As a candidate, you won't be the subject of an idiotic, artificial process designed by people who either don't care or they're simply incompetent. No 4-5 interviews, no 2-3 weeks/months process, no repeating the same answers to the same (basic) questions asked by different people. No wasted time and you get to show what you know and what value you can bring. In return, you get an idea about the quality of the code base, the management process, the tools, the working environment etc. It's WIN-WIN!

Any developer worth their salt will LOVE this. And I know there are some (very few...) companies who are using a similar approach and they are very satisfied with the results. Others favour a homework style approach (sometimes paying the candidate for their work) which I can't say I prefer but it's still way better than the standard whiteboarding crap we have today.

Conclusion

Want to hire good developers, with minimum effort and cost?

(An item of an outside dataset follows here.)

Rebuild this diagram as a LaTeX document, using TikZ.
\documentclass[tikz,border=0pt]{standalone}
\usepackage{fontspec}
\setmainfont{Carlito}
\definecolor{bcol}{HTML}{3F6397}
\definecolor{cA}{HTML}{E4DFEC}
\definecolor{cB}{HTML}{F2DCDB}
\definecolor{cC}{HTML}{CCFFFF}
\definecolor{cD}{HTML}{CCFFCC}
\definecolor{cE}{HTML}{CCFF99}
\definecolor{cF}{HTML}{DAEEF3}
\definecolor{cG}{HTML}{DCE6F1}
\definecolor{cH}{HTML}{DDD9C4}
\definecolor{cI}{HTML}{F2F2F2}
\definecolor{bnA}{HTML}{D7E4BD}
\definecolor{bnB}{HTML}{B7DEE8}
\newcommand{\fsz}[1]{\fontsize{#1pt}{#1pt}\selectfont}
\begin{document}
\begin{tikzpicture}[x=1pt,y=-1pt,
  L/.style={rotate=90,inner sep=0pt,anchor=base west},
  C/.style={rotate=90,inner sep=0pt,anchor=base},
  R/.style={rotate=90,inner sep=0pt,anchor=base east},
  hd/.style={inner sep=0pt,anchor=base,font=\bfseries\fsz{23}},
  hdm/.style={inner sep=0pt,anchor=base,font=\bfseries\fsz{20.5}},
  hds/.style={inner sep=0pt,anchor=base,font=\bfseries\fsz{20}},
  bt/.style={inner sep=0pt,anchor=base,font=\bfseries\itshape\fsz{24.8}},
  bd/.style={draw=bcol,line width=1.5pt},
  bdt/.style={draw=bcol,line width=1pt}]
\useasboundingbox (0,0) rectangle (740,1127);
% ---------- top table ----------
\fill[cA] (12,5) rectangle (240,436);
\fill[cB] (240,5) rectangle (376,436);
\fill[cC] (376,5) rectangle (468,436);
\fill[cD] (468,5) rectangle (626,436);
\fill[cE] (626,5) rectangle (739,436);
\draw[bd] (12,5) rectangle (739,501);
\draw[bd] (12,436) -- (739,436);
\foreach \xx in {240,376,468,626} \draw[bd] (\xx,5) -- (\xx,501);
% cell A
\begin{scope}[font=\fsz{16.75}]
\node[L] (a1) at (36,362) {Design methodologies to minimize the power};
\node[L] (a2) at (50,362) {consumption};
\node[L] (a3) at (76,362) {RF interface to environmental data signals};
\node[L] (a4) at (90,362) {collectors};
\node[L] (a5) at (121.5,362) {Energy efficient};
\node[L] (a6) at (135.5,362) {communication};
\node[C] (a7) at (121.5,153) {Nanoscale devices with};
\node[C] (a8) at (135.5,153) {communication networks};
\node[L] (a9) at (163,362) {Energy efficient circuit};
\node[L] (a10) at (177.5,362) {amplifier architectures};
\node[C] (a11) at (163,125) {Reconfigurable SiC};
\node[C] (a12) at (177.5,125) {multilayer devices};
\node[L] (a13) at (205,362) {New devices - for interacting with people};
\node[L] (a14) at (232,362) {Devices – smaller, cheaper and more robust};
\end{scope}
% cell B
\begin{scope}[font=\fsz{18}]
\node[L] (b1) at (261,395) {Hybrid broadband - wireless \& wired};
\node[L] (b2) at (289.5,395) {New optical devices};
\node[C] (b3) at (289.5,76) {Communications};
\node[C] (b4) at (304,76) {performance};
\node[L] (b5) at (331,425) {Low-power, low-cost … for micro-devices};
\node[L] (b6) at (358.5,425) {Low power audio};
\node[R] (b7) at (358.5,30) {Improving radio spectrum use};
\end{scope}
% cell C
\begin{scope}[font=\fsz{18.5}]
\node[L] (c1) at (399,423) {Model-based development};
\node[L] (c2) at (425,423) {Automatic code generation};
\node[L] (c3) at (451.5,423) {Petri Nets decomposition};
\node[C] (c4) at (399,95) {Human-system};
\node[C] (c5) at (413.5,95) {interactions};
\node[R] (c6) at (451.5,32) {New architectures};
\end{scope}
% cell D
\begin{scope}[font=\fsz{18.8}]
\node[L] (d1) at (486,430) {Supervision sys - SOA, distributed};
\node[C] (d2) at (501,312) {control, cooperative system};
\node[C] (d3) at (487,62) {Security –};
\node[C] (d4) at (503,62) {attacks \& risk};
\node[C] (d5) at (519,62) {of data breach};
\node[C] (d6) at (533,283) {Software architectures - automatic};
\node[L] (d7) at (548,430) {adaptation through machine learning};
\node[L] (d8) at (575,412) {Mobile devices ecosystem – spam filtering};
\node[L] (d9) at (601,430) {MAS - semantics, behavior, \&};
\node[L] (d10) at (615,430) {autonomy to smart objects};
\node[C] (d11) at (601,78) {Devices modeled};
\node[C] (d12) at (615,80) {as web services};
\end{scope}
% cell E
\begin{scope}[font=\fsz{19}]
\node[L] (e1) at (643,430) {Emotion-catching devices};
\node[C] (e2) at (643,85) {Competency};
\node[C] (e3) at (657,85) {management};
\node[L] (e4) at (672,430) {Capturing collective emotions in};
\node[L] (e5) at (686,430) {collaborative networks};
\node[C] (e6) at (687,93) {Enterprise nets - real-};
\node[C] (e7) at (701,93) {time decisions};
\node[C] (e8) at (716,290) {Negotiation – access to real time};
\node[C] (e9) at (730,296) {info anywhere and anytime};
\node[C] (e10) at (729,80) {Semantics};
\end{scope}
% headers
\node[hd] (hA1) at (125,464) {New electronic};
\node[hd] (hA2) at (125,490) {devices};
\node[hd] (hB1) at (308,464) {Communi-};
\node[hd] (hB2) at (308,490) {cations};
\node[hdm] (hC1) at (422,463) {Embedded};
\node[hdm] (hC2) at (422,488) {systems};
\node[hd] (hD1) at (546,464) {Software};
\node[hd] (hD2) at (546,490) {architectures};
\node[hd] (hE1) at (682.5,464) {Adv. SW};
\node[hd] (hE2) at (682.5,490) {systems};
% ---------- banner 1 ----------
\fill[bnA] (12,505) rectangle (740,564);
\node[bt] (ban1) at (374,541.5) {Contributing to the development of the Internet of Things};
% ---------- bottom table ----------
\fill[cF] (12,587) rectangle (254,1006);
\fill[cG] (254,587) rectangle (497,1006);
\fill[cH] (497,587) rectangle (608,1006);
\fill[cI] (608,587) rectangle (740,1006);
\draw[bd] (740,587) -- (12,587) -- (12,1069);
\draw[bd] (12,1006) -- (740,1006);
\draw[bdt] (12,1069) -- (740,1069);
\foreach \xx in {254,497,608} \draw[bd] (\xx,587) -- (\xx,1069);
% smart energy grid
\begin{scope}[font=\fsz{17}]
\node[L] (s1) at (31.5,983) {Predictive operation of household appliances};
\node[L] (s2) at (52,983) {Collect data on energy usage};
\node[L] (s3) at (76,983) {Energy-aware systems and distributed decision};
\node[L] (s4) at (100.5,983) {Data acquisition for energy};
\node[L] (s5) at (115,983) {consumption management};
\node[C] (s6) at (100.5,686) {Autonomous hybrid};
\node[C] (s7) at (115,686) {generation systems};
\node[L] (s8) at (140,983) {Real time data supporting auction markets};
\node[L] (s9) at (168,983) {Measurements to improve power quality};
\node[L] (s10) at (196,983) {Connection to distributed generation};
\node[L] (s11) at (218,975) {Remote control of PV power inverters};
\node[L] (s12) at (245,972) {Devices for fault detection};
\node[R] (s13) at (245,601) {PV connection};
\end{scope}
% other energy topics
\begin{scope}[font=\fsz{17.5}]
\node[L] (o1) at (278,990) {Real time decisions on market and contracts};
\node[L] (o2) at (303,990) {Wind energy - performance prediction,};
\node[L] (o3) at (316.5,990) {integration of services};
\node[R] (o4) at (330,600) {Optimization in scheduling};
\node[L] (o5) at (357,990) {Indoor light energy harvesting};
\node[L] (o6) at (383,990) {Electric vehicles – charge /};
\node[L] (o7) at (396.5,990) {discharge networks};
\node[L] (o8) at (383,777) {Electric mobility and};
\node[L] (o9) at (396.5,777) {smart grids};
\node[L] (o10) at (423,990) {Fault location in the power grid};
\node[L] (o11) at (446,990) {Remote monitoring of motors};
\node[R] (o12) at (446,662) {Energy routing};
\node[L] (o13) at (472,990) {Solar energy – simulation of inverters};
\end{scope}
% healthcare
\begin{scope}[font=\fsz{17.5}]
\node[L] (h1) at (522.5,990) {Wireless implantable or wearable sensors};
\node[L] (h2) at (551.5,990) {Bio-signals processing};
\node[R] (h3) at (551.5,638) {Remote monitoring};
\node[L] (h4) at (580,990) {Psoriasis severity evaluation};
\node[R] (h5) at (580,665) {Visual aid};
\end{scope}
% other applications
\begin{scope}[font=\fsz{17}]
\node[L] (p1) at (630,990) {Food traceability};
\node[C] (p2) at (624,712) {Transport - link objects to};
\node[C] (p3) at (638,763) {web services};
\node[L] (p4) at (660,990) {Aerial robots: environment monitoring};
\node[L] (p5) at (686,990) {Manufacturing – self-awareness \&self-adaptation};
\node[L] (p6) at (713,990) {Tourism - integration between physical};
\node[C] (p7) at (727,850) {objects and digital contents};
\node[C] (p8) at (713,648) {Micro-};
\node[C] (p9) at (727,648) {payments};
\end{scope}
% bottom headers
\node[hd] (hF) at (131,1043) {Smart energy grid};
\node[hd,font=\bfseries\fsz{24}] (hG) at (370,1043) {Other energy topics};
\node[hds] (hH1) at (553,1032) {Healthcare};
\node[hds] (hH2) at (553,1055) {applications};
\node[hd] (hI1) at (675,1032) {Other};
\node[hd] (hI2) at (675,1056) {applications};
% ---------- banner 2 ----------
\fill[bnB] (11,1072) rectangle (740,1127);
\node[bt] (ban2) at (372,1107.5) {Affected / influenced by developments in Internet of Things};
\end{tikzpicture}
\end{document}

  • Test the ability to deliver business value, instead of raw knowledge
  • Don't discard experience, try to use it to get more insight from the candidate
  • When a candidate shows you their Open Source code or StackOverflow profile or their technical blog posts, they're making your life EASIER. They give you fuel for your questions
  • See how the candidate performs in your day-to-day working environment, solving real business problems.

To quote a redditor

If you want to hire a truck driver to take your goods to New York, you put it on a truck and see how fast and safe he can reach New Your, you don't test its truck-drving-to-new-york skills by asking him to make stunts on a bicycle.

Update: The point of this post is not really about "hey come to our company to work for a day with us". That's an implementation detail. But the principle is to discuss and see how you can work together. And there are plenty of big companies that don't care where you are. As long as you have an internet connection, we have the tools to communicate and to share.